The former Gino’s East restaurant at 167 W. Erie St. in River North attracted hordes of amateur photographs. That’s because the restaurant, in addition to being a Chicago pizza icon, sported gigantic (and fake, of course) slices of pizza outside its doors. The shutterbugs frequently crowded around the slices to snap shots of themselves before wolfing down a deep-dish pie.

Today, those slices, and the Gino’s East restaurant, are gone. The site is now home to Gallery On Wells, a 39-story residential tower scheduled to open this summer. The development, from Magellan Development Group and MAC Managment, will offer potential residents 44s studios, convertibles, one-, two- and three-bedroom apartments.

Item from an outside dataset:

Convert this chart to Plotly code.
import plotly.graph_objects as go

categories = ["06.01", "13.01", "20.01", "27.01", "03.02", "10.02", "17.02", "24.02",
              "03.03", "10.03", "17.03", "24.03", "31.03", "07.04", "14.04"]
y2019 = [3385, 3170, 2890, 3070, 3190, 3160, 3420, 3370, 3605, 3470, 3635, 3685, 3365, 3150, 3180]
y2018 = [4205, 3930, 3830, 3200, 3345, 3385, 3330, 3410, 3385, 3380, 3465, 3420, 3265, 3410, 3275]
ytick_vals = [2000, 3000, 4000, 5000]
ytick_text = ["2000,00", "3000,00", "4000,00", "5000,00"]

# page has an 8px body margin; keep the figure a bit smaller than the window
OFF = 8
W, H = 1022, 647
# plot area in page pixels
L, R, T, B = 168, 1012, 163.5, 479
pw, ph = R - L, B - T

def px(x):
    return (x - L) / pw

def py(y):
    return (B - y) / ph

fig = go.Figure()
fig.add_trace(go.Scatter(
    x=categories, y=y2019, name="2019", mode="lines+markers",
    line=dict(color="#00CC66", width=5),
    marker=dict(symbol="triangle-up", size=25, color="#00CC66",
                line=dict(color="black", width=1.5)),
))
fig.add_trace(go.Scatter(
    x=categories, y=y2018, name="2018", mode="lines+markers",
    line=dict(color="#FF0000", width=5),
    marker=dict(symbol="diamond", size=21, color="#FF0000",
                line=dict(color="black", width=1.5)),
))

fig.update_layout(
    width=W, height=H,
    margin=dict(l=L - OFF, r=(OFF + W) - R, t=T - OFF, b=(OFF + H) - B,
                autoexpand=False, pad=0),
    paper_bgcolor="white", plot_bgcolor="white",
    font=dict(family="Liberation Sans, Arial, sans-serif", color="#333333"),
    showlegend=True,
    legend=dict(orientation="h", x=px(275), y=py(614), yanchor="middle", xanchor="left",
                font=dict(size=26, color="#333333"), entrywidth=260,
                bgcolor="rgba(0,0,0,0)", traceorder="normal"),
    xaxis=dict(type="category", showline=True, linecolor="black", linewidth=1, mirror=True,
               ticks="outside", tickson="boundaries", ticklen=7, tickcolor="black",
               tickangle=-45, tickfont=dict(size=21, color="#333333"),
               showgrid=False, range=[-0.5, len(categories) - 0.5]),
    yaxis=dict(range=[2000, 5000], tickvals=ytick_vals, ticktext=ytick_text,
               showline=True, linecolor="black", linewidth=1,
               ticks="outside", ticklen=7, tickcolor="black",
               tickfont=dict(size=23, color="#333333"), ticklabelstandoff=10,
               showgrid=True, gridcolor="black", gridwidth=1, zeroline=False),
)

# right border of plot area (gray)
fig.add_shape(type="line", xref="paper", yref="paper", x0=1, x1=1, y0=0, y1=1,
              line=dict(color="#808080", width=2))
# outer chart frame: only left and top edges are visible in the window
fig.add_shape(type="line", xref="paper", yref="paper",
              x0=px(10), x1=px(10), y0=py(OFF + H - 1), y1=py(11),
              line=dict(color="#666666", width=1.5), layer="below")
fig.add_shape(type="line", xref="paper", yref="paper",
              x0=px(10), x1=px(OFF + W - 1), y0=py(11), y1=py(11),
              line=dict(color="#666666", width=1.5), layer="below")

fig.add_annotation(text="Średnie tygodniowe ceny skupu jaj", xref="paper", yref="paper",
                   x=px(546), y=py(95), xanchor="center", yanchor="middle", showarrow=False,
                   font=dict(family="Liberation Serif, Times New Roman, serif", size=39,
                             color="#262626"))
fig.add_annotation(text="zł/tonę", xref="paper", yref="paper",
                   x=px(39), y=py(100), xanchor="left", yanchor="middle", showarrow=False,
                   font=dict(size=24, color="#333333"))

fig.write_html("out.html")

The new development isn’t just replacing Gino’s East, of course. The same site was once home to the equally kitschy Planet Hollywood restaurant before the pizza legend replaced it.

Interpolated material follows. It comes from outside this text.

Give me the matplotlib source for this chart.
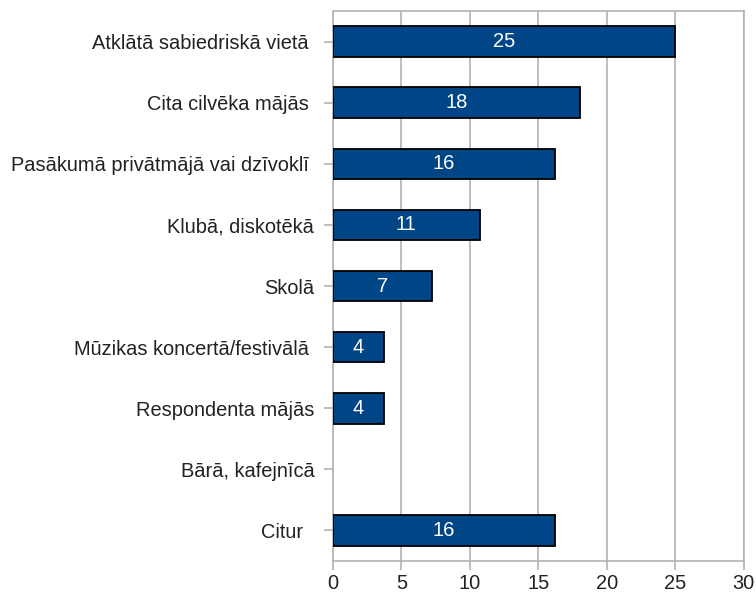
import numpy as np
import matplotlib.pyplot as plt

# categories top to bottom and their values (labels are rounded)
categories = [
    "Atklātā sabiedriskā vietā ",
    "Cita cilvēka mājās ",
    "Pasākumā privātmājā vai dzīvoklī ",
    "Klubā, diskotēkā",
    "Skolā",
    "Mūzikas koncertā/festivālā ",
    "Respondenta mājās",
    "Bārā, kafejnīcā",
    "Citur  ",
]
values = [25.0, 18.0, 16.2, 10.7, 7.2, 3.7, 3.7, 0.0, 16.2]
xticks = [0, 5, 10, 15, 20, 25, 30]

plt.rcParams['font.family'] = ['Liberation Sans', 'DejaVu Sans']
grey = '#b3b3b3'

fig = plt.figure(figsize=(7.56, 5.95), dpi=100)
ax = fig.add_axes([0.4405, 0.0571, 0.984 - 0.4405, 0.9815 - 0.0571])

y = np.arange(len(categories))
edge_w = [1.3 if v > 0 else 0 for v in values]
bars = ax.barh(y, values, height=0.5, color='#004586', edgecolor='black',
               linewidth=edge_w, zorder=3)

for b, v in zip(bars, values):
    if v > 0:
        ax.text(b.get_width() / 2, b.get_y() + b.get_height() / 2, f"{v:.0f}",
                ha='center', va='center', color='white', fontsize=14.5, zorder=4)

ax.set_xlim(0, 30)
ax.set_ylim(len(categories) - 0.5, -0.5)
ax.set_xticks(xticks)
ax.set_yticks(y)
ax.set_yticklabels(categories)

ax.grid(axis='x', color=grey, linewidth=1.2, zorder=0)
for s in ax.spines.values():
    s.set_color(grey)
    s.set_linewidth(1.2)
ax.tick_params(axis='both', colors=grey, labelcolor='#222222', labelsize=14.4,
               length=6.5, width=1.2)
ax.tick_params(axis='y', pad=7)
ax.tick_params(axis='x', pad=3)

fig.savefig('out.png', dpi=100)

Like the other new apartment and condo projects opening in River North, Gallery on Wells will come with plenty of amenities. This includes an impressive 26,000-square-foot outdoor deck with its own pool, hot tub, fire pit, barbecue grills and cabanas. For those residents who prefer their amenities to be indoor, Gallery on Wells will feature a modern fitness center, game room and sauna.

But … you can’t kill Rock ‘n Roll, or McDonald’s

There’s one touristy reminder of River North’s kitschy past, though, that might not ever disappear, the Rock ‘n Roll McDonald’s at 600 N. Clark St.

However, it should be noted that this flagship McDonald’s is far less cheesy than it once was.

Today, the two-story restaurant is rather luxurious for a McDonald’s. It still contains a rock-and-roll museum, in a separate building in its parking lot, but also boasts more comfortable seating areas, plasma TVs and soothing lighting. The menu prices here are a bit higher than at most McDonald’s to help pay for the costs of the more lavish interiors.

The old version of this restaurant — which was replaced by the current version in 2005 — was a far cheesier ode to old-time rock-and-roll.

What hasn’t changed is the popularity of this location. This is one McDonald’s that is never hurting for business, so don’t expect it to disappear anytime soon.